▽

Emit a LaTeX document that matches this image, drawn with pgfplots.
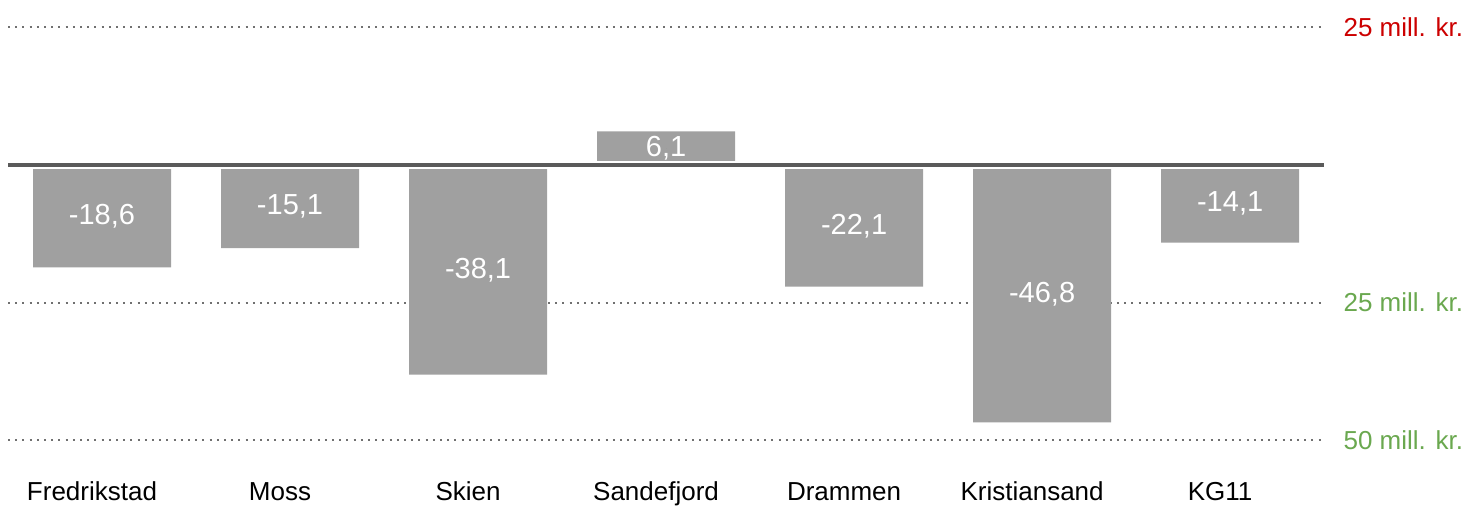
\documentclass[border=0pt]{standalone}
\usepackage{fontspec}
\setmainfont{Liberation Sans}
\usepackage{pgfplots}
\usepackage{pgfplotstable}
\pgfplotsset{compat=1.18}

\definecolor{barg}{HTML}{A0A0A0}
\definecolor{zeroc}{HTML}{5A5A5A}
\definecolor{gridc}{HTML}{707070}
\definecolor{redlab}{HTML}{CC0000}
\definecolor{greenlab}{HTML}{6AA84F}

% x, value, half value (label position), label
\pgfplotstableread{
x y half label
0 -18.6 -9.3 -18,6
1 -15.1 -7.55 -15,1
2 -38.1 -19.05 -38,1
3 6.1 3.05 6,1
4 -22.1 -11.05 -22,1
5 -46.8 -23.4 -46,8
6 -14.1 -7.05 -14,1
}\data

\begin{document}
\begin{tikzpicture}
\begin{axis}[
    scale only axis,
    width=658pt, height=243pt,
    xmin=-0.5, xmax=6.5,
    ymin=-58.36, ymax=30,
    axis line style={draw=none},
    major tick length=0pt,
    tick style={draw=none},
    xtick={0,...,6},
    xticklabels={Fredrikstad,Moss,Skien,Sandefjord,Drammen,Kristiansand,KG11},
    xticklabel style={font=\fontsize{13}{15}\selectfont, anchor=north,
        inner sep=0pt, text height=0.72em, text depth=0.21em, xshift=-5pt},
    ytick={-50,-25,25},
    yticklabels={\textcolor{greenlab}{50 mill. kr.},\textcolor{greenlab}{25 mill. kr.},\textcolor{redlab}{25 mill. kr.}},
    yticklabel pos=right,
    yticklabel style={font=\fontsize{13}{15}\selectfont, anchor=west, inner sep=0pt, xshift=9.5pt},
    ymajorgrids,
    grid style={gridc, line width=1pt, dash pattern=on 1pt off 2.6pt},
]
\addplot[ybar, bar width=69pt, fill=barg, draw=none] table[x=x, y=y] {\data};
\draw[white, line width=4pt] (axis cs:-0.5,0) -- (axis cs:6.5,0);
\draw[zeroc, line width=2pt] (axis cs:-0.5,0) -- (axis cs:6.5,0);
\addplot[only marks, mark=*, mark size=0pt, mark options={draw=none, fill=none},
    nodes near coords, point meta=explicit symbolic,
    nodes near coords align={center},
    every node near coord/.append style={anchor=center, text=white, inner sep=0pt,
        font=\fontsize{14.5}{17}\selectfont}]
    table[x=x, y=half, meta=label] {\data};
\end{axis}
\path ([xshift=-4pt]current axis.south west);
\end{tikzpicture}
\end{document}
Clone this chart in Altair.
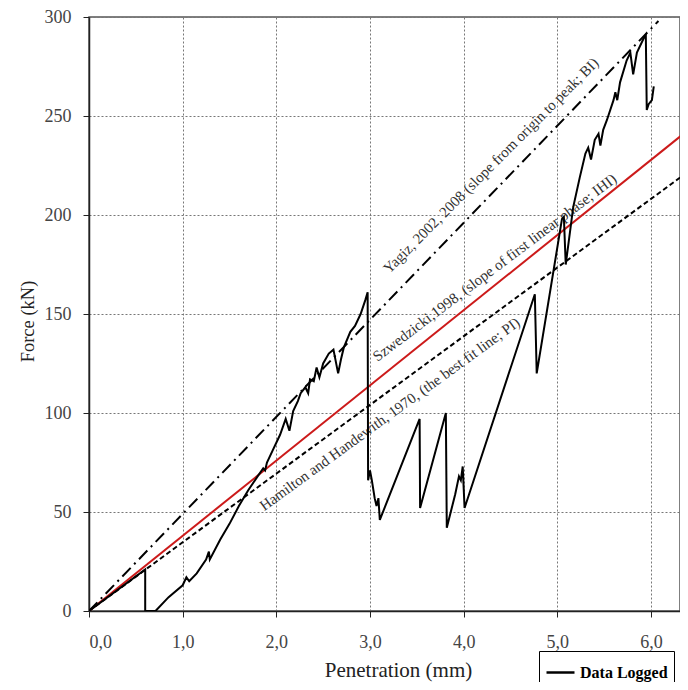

△

Collect from the data above every line that includes "this".

Emit a LaTeX document that matches this image, drawn with pgfplots.
Clone this chart in Altair.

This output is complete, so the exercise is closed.